The author of the report says that libraries are doing an incredible job serving people, but there is such a demand that it's very hard to keep up with computer upogrades, services and repairs. Here's a good story:
Appolonia Tovar, 17, does not have Internet access at home and relies on the computers at the Daniel Ruiz Branch of the Austin, Texas, Public Library.
"I spend most of my time each weekday at the library. My homework always consists of either research or typing an essay. Now that I'm a senior in high school, I am constantly online at the library researching colleges, scholarships, and even signing up for tests like the ACT,” Tovar said.
Austin Public Library’s Wired for Youth program provides computers and Internet access, classes, and mentorship for young people ages 8 - 17 from disadvantaged communities and teaches them how to use technology as a way of preparing for their future.

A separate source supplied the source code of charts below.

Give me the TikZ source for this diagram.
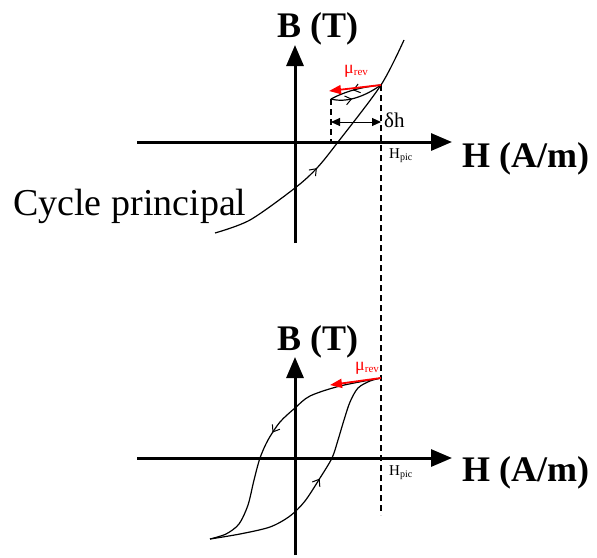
\documentclass[tikz,border=0pt]{standalone}
\usepackage{fontspec}
\setmainfont{Liberation Serif}
\usetikzlibrary{arrows.meta,decorations.markings}
\begin{document}
\begin{tikzpicture}[x=1pt,y=-1pt,
  axis/.style={line width=3pt,-{Triangle[length=21pt,width=17pt]}},
  curve/.style={line width=1.2pt},
  dashline/.style={line width=1.1pt,dash pattern=on 6pt off 4pt},
  revarrow/.style={red,line width=1.8pt,-{Triangle[length=12pt,width=9pt]}},
  bigbold/.style={font=\fontsize{36}{40}\selectfont\bfseries,inner sep=0pt,anchor=base west,
    text depth=2pt},
  biglabel/.style={font=\fontsize{38}{42}\selectfont,inner sep=0pt,anchor=base west},
  smalllabel/.style={font=\fontsize{15}{16}\selectfont,inner sep=0pt,anchor=base west},
  mulabel/.style={red,font=\fontsize{18}{18}\selectfont,inner sep=0pt,anchor=base west,
    text height=8pt,text depth=4pt},
  midarrow/.style={postaction={decorate},decoration={markings,
    mark=at position #1 with {\arrow{Straight Barb[length=6pt,width=9pt,line width=1pt]}}}}
]
\useasboundingbox (0,0) rectangle (597,557);

% ---------- top diagram ----------
\coordinate (tHl) at (137,142);
\coordinate (tHr) at (452,142);
\coordinate (tBb) at (295,243);
\coordinate (tBt) at (295,45);
\draw[axis] (tHl) -- (tHr);
\draw[axis] (tBb) -- (tBt);
\node[bigbold] (tB) at (277,37) {B (T)};
\node[bigbold] (tH) at (462,167) {H (A/m)};
\node[biglabel] (cyc) at (13,215) {Cycle principal};
\node[smalllabel] (tHpic) at (389,158) {H\raisebox{-2pt}{\fontsize{10}{10}\selectfont pic}};

\coordinate (ttip) at (381,85);
\coordinate (tleft) at (331,99);
\coordinate (tdash) at (331,142);
\coordinate (bdash) at (381,515);

\draw[curve,midarrow=0.44] plot[smooth] coordinates
  {(215,233) (250,220) (295,188) (317,168) (338,142) (381,85) (404,40)};

% minor loop
\draw[curve,midarrow=0.55] (ttip) .. controls (362,87) and (346,91) .. (tleft);
\draw[curve,midarrow=0.4] (tleft) .. controls (346,103) and (364,97) .. (ttip);
\draw[dashline] (tleft) -- (tdash);
\draw[dashline] (ttip) -- (bdash);

% delta h
\coordinate (dhl) at (331,122);
\coordinate (dhr) at (381,122);
\draw[line width=1pt,{Triangle[length=9pt,width=8pt]}-{Triangle[length=9pt,width=8pt]}] (dhl) -- (dhr);
\node[font=\fontsize{21}{22}\selectfont,inner sep=0pt,anchor=base west] (dh) at (384,127) {δh};

% mu rev top
\coordinate (tmu) at (329,91);
\draw[revarrow] (ttip) -- (tmu);
\node[mulabel] (tmulab) at (344,73) {μ\raisebox{-2pt}{\fontsize{11}{11}\selectfont rev}};

% ---------- bottom diagram ----------
\coordinate (bHl) at (137,458);
\coordinate (bHr) at (452,458);
\coordinate (bBb) at (295,555);
\coordinate (bBt) at (295,357);
\draw[axis] (bHl) -- (bHr);
\draw[axis] (bBb) -- (bBt);
\node[bigbold] (bB) at (277,350) {B (T)};
\node[bigbold] (bH) at (462,481) {H (A/m)};
\node[smalllabel] (bHpic) at (389,475) {H\raisebox{-2pt}{\fontsize{10}{10}\selectfont pic}};

\coordinate (btip) at (381,378);
\draw[curve,midarrow=0.49] plot[smooth] coordinates
  {(381,378) (340,386) (310,396) (295,408) (280,422) (268,440) (260,458) (254,480) (248,505) (239,524) (226,534) (210,539)};
\draw[curve,midarrow=0.515] plot[smooth] coordinates
  {(210,539) (240,534) (270,527) (290,516) (305,501) (320,478) (332,458) (338,440) (344,420) (350,402) (358,388) (370,381) (381,378)};

\coordinate (bmu) at (330,385);
\draw[revarrow] (btip) -- (bmu);
\node[mulabel] (bmulab) at (355,370) {μ\raisebox{-2pt}{\fontsize{11}{11}\selectfont rev}};
\end{tikzpicture}
\end{document}
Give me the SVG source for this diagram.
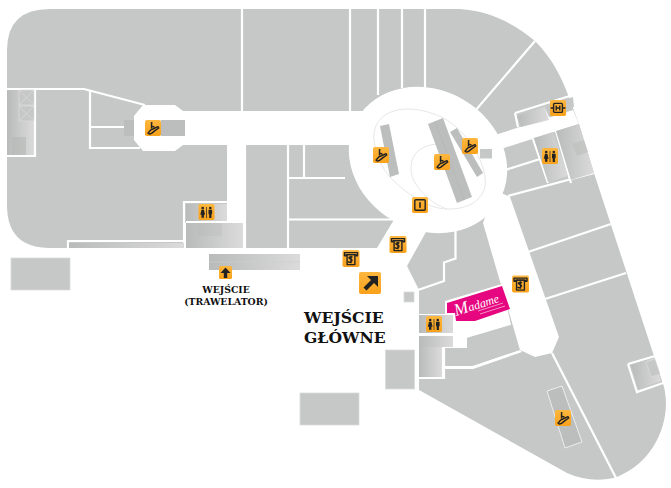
<svg xmlns="http://www.w3.org/2000/svg" width="671" height="488" viewBox="0 0 671 488">
<style>
.g{fill:#c6c8c7}
.w{fill:#fff}
.l{stroke:#fff;stroke-width:2.2;fill:none}
.s{fill:url(#st)}
.e{fill:#bcbebd}
.r{fill:none;stroke:#dfe0df;stroke-width:.8}
.d{fill:#222}
.ds{fill:none;stroke:#222;stroke-width:1.4;stroke-linejoin:round}
.t{font-family:"DejaVu Serif","Liberation Serif",serif;font-weight:700;fill:#111}
</style>
<defs>
<linearGradient id="st" x1="0" x2="1" y1="0" y2="0"><stop offset="0" stop-color="#b9bbba"/><stop offset="1" stop-color="#dadbda"/></linearGradient>
<linearGradient id="or" x1="0" x2="0" y1="0" y2="1"><stop offset="0" stop-color="#fdb73f"/><stop offset="1" stop-color="#f9a11b"/></linearGradient>
<g id="i-esc"><rect width="16" height="16" rx="1.8" fill="url(#or)"/><path class="ds" d="M3 13.200 L5.500 10.200 L9 8.500 L13 6.600 L13.800 8 L10 10.600 L6.500 13.400 Q4 14.600 3 13.200Z" stroke-width="1"/><path class="ds" d="M6.500 8.600V4" stroke-width="1.300"/><circle class="d" cx="6.600" cy="3" r="1"/><path class="ds" d="M6.600 6.300 L9.500 7" stroke-width="1"/></g>
<g id="i-wc"><rect width="16" height="16" rx="1.800" fill="url(#or)"/><g class="d"><circle cx="4.200" cy="4" r="1.300"/><path d="M3 5.800h2.400l1.200 5h-1.200v3h-2.400v-3h-1.200z"/><circle cx="11.800" cy="4" r="1.300"/><path d="M10 5.700h3.600v4.600h-.7v3.600h-2.200v-3.600h-.7z"/></g><path d="M8 3v11" stroke="#222" stroke-width=".7"/></g>
<g id="i-atm"><rect width="17" height="17" rx="1.800" fill="url(#or)"/><path class="ds" d="M2 2.600h13v3.200h-1.600v-1.200h-9.800v1.200h-1.600z" stroke-width="1.100"/><path class="ds" d="M4.600 4.600h7.800v10h-7.800z" stroke-width="1.100"/><path class="ds" d="M10 7.200q-1.500-1-3 0t1.500 2q2 1 0 2.400t-3-.2M8.500 5.800v7.400" stroke-width="1"/></g>
<g id="i-lift"><rect width="16" height="16" rx="1.800" fill="url(#or)"/><rect x="3.600" y="3.400" width="8.800" height="9" rx="1" class="ds"/><path class="ds" d="M6.200 5.500v5M9.800 5.500v5M6.200 8h3.600" stroke-width="1.100"/><path class="ds" d="M.6 8h2.600M12.800 8h2.600" stroke-width=".9"/></g>
<g id="i-info"><rect width="16" height="16" rx="1.800" fill="url(#or)"/><rect x="2.800" y="2.800" width="10.400" height="10.400" rx="1" class="ds"/><rect x="7.200" y="5.200" width="1.600" height="5.600" class="d"/></g>
</defs>
<rect width="671" height="488" fill="#fff"/>

<g id="building">
<path class="g" d="M7 50Q7 9 50 9H460C490 11 515 24 535 41C552 58 562 78 568 95L579 124L594 173L653 353L664 387C672 420 655 462 617 477C600 482 583 480 567 473L419 390V290L407 266L426 232L395 218L377 248H50Q7 248 7 205Z"/>
<rect class="w" x="170" y="111" width="200" height="34"/>
<path class="w" d="M143 105H175L183 111V145L175 151H143L134 140V116Z"/>
<rect class="w" x="227" y="145" width="18" height="105"/>
<ellipse class="w" cx="428" cy="160" rx="82" ry="70" transform="rotate(30 428 160)"/>
<path class="w" d="M495 135L573 110L579 124L501 149Z"/>
<path class="w" d="M483 223L520 350L535 357L552 353L559 337L510 197L495 190Z"/>
<path class="l" d="M242 9V111M350 9V111M378 9V95M402 9V88M425 9V88M475 111L535 41"/>
<path class="l" d="M6 89H84L145 105M90 90V148H140M90 127H125M35 89V156H6"/>
<path class="l" d="M68 248V241H184M184 248V202H227M186 222H243M245 145V250M288 145V250M304 145V177M288 178H345M288 219.500H395M186 248V223"/>
<path class="l" d="M515 113L573 95M518 127L515 113M545 106L549 118"/>
<path class="l" d="M502 171L540 159M533 139L548 183M556 131L571 183M508 196L594 173"/>
<path class="l" d="M528 252L611 224M545 299L626 273"/>
<path class="l" d="M552 353L616 478"/>
<path class="l" d="M455.500 228V258.500L444 262.500V281L418 290"/>
<path class="w" d="M445 301L502 284L511 325L467 338V348H444V366H472L520 350L522 352L473 369H444V379H418V314H445Z"/>
<path class="g" d="M467 338L511 325L519 350L472 366H444V348H467Z"/>
<rect class="s" x="7" y="90" width="27" height="65"/>
<g fill="#c6c8c7" stroke="#dcdcdc" stroke-width=".6"><rect x="19" y="90" width="15" height="15"/><rect x="19" y="106" width="15" height="15"/><path d="M19 90L34 105M34 90L19 105M19 106L34 121M34 106L19 121" fill="none"/></g>
<rect x="12" y="137" width="14" height="18" fill="#b5b7b6" opacity=".6"/>
<rect class="s" x="186" y="204" width="41" height="17"/>
<rect class="s" x="186" y="223" width="57" height="25"/>
<rect x="197" y="223" width="25" height="13" fill="#b5b7b6" opacity=".3"/>
<rect class="s" x="69" y="243" width="115" height="5"/>
<path class="e" d="M124 120H134V136H124Z"/><rect class="e" x="161" y="120" width="24" height="16"/>
<path class="s" d="M517 116L544 107L549 120L521 127Z"/>
<path class="g" d="M544 106L573 97L574 107L549 117Z"/>
<path class="s" d="M534 138L553 132L568 176L548 182Z"/>
<path class="s" d="M556 131L579 124L594 173L571 180Z"/>
<path d="M572 144L584 140L588 152L577 156Z" fill="#bcbebd" opacity=".6"/>
<rect class="g" x="480" y="149" width="12" height="9.500"/>
<rect class="s" x="419" y="315" width="34" height="18"/>
<rect class="s" x="419" y="336" width="34" height="11"/>
<rect class="s" x="419" y="347" width="23" height="30"/>
<path class="l" d="M418 334.500H453M418 378H444V348"/>
<path class="l" d="M628 364L655 356M628 364L637 392L663 383"/>
<path class="s" d="M631 365L654 358L661 381L638 389Z"/>
<path d="M646 362L655 359L660 374L651 377Z" fill="#c6c8c7" stroke="#dcdcdc" stroke-width=".6"/>
<g stroke="#dadbda" stroke-width=".8"><rect class="g" x="11" y="258" width="59" height="32"/>
<rect class="g" x="300" y="393" width="59" height="32"/>
<rect class="g" x="385.500" y="350" width="29" height="39"/>
<rect class="g" x="404" y="292" width="10" height="10"/></g>
<rect class="s" x="209" y="254" width="91" height="16"/>
<path d="M209 262H300" stroke="#cfd0cf" stroke-width=".6"/>
<path class="r" d="M408 109C390 109 372 118 374 140C376 158 384 172 395 182C410 196 430 209 447 209C472 210 488 196 485 177C482 155 465 132 447 120C435 113 420 109 408 109Z"/>
<path class="r" d="M444 145C436 143 425 145 418 151C410 158 409 172 414 181C420 192 432 204 447 209"/>
<path class="e" d="M380 126L389 124L399 174L390 177Z"/>
<path class="e" d="M428 124L443 118L472 197L457 203Z"/>
<path d="M435 121L464 200" stroke="#b0b2b1" stroke-width=".5"/>
<path class="e" d="M450 132L457 128L483 173L477 177Z"/>
<path d="M547 391L562 386L582 442L565 448Z" fill="#bcbebd" stroke="#eceded" stroke-width="1"/>
<g id="madame"><path d="M447 303L502 286L510 309L475 321L456 321L455 313H447Z" fill="#e6067f"/>
<text transform="translate(456 316) rotate(-18)" font-family="'Liberation Serif',serif" font-style="italic" font-size="12" fill="#fff"><tspan font-size="17">M</tspan>adame</text>
<path d="M478 311L503 303M480 314L505 306" stroke="#f7b5d6" stroke-width=".8"/></g>
</g>

<g id="icons">
<use href="#i-esc" x="145" y="120"/>
<use href="#i-wc" x="198.500" y="204"/>
<use href="#i-lift" x="550" y="100"/>
<use href="#i-wc" x="542" y="148"/>
<use href="#i-esc" x="373" y="147"/>
<use href="#i-esc" x="434" y="154"/>
<use href="#i-esc" x="462" y="138"/>
<use href="#i-info" x="412" y="197"/>
<use href="#i-atm" x="389.500" y="236"/>
<use href="#i-atm" x="342.500" y="250"/>
<use href="#i-atm" x="512" y="275.500"/>
<use href="#i-wc" x="426" y="316"/>
<use href="#i-esc" x="555" y="410"/>
<g id="enter-main"><rect x="359" y="272" width="22" height="22" rx="2" fill="url(#or)"/><path d="M363.500 287.500L371 280L367 276H378V287L374 283L366.500 290.500Z" class="d"/></g>
<g id="enter-trav"><rect x="219" y="266" width="13" height="13" rx="1.500" fill="url(#or)"/><path d="M225.500 267.500L230.500 273H227.200V278H223.800V273H220.500Z" class="d"/></g>
</g>

<g id="labels">
<text class="t" font-size="9.300" text-anchor="middle" x="226" y="293">WEJŚCIE</text>
<text class="t" font-size="9.300" text-anchor="middle" x="226" y="305">(TRAWELATOR)</text>
<text class="t" font-size="15.600" x="304" y="323">WEJŚCIE</text>
<text class="t" font-size="15.600" x="304" y="343">GŁÓWNE</text>
</g>
</svg>
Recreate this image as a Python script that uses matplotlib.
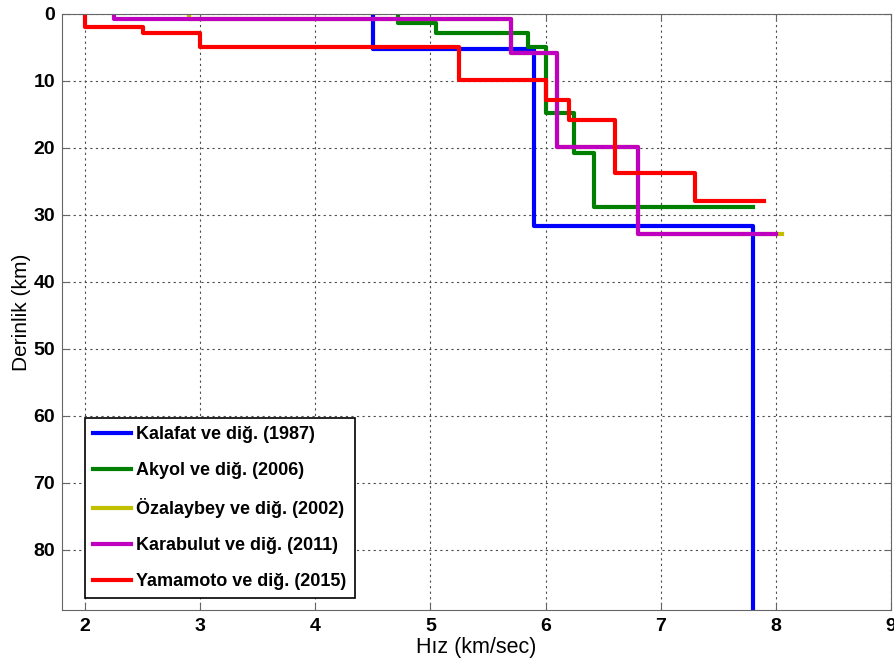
import numpy as np
import matplotlib
matplotlib.use("Agg")
import matplotlib.pyplot as plt

plt.rcParams['font.family'] = ['Liberation Sans', 'DejaVu Sans']

# velocity models: v[i] holds from depth z[i] to z[i+1] ========================
kalafat_v = [4.5, 5.9, 7.8, 7.8]
kalafat_z = [0, 5.2, 31.6, 100]

akyol_v = [4.72, 5.05, 5.85, 6.0, 6.25, 6.42, 7.8]
akyol_z = [0, 1.3, 2.8, 4.9, 14.8, 20.8, 28.8]

ozalaybey_v = [2.9, 5.7, 6.1, 6.8, 8.05]
ozalaybey_z = [0, 0.8, 5.8, 19.9, 32.9]

karabulut_v = [2.25, 5.7, 6.1, 6.8, 8.0]
karabulut_z = [0, 0.8, 5.8, 19.9, 32.9]

yamamoto_v = [2.0, 2.5, 3.0, 5.25, 6.0, 6.2, 6.6, 7.3, 7.9]
yamamoto_z = [0, 1.9, 2.8, 4.9, 9.9, 12.9, 15.9, 23.8, 27.95]

labels = ['Kalafat ve diğ. (1987)', 'Akyol ve diğ. (2006)',
          'Özalaybey ve diğ. (2002)', 'Karabulut ve diğ. (2011)',
          'Yamamoto ve diğ. (2015)']
colors = ['#0000ff', '#008000', '#c0c000', '#c000c0', '#ff0000']

models = [(kalafat_v, kalafat_z), (akyol_v, akyol_z),
          (ozalaybey_v, ozalaybey_z), (karabulut_v, karabulut_z),
          (yamamoto_v, yamamoto_z)]

# plot ========================================================================
fig = plt.figure(figsize=(8.95, 6.63), dpi=100)
ax = fig.add_axes([0.0693, 0.0799, 0.9262, 0.899])

for (v, z), lab, col in zip(models, labels, colors):
    ax.step(v, z, where='pre', color=col, lw=3, label=lab)

ax.set_xlim(1.8, 9)
ax.set_ylim(89, 0)
ax.set_xticks(range(2, 10))
ax.set_yticks(range(0, 90, 10))
ax.grid(True, color='0.3', linestyle=(0, (2, 3)), linewidth=0.8)
ax.tick_params(direction='in', top=True, right=True, length=5,
               color='0.4', labelsize=14)
ax.tick_params(axis='x', pad=6)
ax.tick_params(axis='y', pad=5)
for t in ax.get_xticklabels() + ax.get_yticklabels():
    t.set_fontweight('bold')
for s in ax.spines.values():
    s.set_color('0.4')

ax.set_xlabel('Hız (km/sec)', fontsize=15.5, labelpad=1)
ax.set_ylabel('Derinlik (km)', fontsize=15, labelpad=2)

leg = ax.legend(loc='lower left', bbox_to_anchor=(0.0277, 0.02),
                borderaxespad=0,
                prop={'weight': 'bold', 'size': 13}, frameon=True,
                fancybox=False, framealpha=1, edgecolor='black',
                handlelength=2.1, handletextpad=0.3, labelspacing=1.05,
                borderpad=0.45)
leg.get_frame().set_linewidth(1.2)

fig.savefig('out.png', dpi=100)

The Wired for Youth program is one example of how public libraries are thriving in the digital age. Yet nearly half (45 percent) of U.S. public libraries report no increase or a drop in program funding for 2006. With inflation, increased personnel and benefits costs, and a greater demand for technology enhancements, flat funding in many cases amounts to budget cuts which directly affect the quality of library services including the number of hours a library is open.
“If libraries can’t keep up with demand or make technological advancements, people who rely on the library for computer access will be increasingly disadvantaged and a new divide will emerge,” said Jill Nishi, manager of the U.S. Libraries initiative at the Bill & Melinda Gates Foundation. “It’s up to communities and library leaders to ensure that this inequity does not occur, and that libraries can provide quality technology services for generations to come.”
I have not read the report yet, but from the press release, it sounds like the findings confirm that libraries are doing their darndest to keep up with technology (you knew that), but they're not being adequately funded--publicly or privately--to meet the needs of many library users (you also suspected that).
It's great that public libraries are able to serve the people who do not have computer access at home, don't get me wrong. I just don't want us to also lose sight of the people who DO have computer access at home. Some of those people might be private funders...it's back to that age-old question: who do we build our library services for? The people we see every day or the people we WANT to see every day?